#### Supplied information

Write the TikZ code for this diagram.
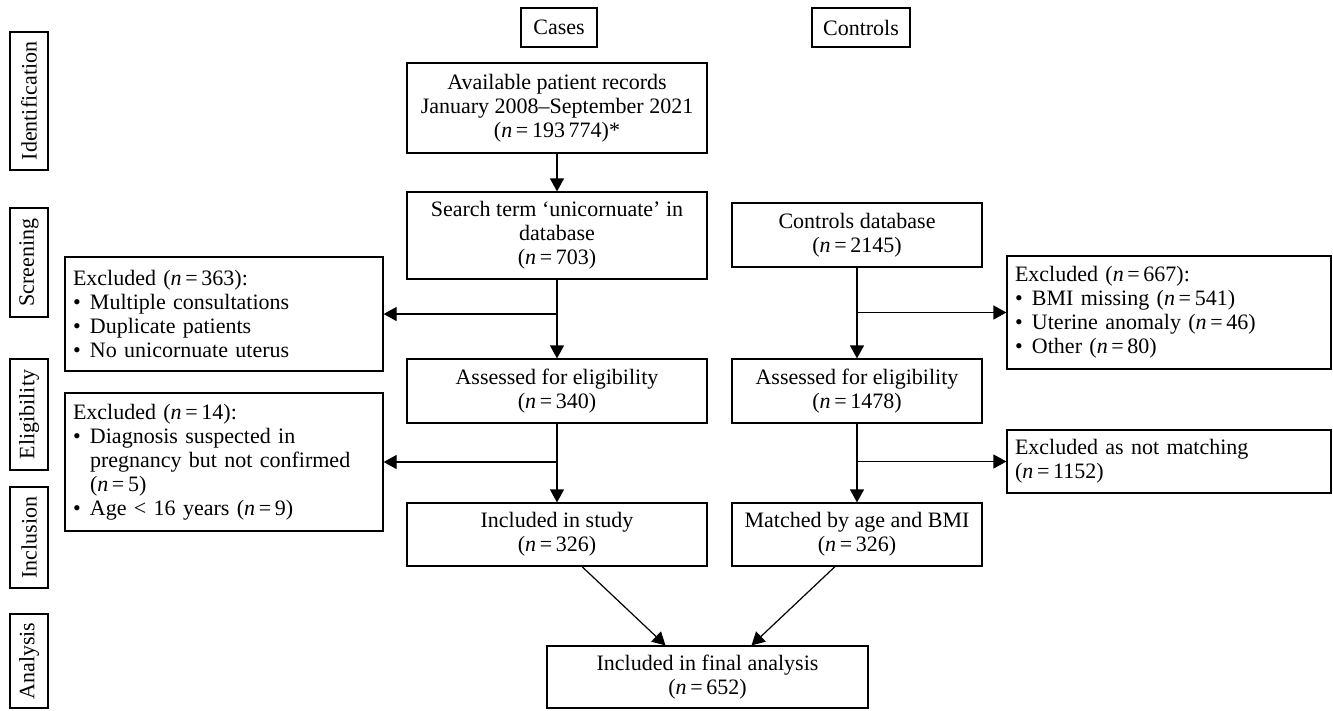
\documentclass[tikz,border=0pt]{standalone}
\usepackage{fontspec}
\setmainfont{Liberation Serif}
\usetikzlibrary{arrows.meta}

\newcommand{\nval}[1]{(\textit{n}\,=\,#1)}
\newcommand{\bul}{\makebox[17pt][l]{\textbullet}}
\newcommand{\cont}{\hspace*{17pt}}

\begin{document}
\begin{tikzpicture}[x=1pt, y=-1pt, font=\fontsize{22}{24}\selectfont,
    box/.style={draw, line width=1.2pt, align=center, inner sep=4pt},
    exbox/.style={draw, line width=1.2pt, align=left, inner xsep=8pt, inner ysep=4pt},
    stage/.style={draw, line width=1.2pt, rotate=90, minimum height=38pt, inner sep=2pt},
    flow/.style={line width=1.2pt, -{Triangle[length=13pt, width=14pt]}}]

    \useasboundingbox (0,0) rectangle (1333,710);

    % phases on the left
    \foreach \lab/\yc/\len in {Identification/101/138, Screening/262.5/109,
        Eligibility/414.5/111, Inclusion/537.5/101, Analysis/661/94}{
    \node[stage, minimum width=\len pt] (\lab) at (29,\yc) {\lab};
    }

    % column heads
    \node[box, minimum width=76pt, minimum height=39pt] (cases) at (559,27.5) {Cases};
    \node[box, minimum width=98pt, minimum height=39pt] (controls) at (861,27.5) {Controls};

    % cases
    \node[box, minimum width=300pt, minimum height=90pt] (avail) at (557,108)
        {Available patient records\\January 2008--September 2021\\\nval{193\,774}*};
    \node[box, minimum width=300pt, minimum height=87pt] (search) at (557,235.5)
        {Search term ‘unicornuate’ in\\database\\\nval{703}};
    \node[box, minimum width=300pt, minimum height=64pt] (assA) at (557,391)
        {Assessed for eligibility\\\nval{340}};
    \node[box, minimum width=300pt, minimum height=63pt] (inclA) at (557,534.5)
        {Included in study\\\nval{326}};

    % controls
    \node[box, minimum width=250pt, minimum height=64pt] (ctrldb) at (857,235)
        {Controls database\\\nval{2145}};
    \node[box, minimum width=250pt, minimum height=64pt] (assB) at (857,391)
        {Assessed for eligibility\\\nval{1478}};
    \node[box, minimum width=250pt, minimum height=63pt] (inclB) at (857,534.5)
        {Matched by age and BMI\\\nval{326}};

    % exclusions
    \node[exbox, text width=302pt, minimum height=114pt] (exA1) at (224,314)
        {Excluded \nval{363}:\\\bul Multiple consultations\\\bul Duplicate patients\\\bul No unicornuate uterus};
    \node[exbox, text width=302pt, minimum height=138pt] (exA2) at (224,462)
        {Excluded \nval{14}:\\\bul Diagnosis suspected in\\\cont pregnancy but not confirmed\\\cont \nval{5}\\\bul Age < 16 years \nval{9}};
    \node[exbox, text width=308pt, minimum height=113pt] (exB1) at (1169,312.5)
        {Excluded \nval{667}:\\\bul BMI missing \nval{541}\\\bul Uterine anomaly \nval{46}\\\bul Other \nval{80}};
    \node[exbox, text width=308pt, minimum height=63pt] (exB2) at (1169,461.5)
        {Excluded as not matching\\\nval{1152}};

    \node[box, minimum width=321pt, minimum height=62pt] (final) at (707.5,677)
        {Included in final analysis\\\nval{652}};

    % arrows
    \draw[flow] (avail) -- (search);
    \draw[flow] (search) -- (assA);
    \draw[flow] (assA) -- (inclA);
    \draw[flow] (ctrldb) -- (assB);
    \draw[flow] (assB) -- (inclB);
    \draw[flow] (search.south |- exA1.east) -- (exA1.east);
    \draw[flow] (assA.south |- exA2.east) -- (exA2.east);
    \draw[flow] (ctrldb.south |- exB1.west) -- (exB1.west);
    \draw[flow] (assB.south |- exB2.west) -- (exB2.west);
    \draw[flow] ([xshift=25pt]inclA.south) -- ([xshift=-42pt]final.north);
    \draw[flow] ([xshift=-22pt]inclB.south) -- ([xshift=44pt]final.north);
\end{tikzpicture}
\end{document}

########

■ What you are asked to do: Leave out any pictures and return exactly the lines from the beginning of the data through the line with "minimum width=98pt, minimum", inclusive.

■ Response for this exercise:
Write the TikZ code for this diagram.
\documentclass[tikz,border=0pt]{standalone}
\usepackage{fontspec}
\setmainfont{Liberation Serif}
\usetikzlibrary{arrows.meta}

\newcommand{\nval}[1]{(\textit{n}\,=\,#1)}
\newcommand{\bul}{\makebox[17pt][l]{\textbullet}}
\newcommand{\cont}{\hspace*{17pt}}

\begin{document}
\begin{tikzpicture}[x=1pt, y=-1pt, font=\fontsize{22}{24}\selectfont,
    box/.style={draw, line width=1.2pt, align=center, inner sep=4pt},
    exbox/.style={draw, line width=1.2pt, align=left, inner xsep=8pt, inner ysep=4pt},
    stage/.style={draw, line width=1.2pt, rotate=90, minimum height=38pt, inner sep=2pt},
    flow/.style={line width=1.2pt, -{Triangle[length=13pt, width=14pt]}}]

    \useasboundingbox (0,0) rectangle (1333,710);

    % phases on the left
    \foreach \lab/\yc/\len in {Identification/101/138, Screening/262.5/109,
        Eligibility/414.5/111, Inclusion/537.5/101, Analysis/661/94}{
    \node[stage, minimum width=\len pt] (\lab) at (29,\yc) {\lab};
    }

    % column heads
    \node[box, minimum width=76pt, minimum height=39pt] (cases) at (559,27.5) {Cases};
    \node[box, minimum width=98pt, minimum height=39pt] (controls) at (861,27.5) {Controls};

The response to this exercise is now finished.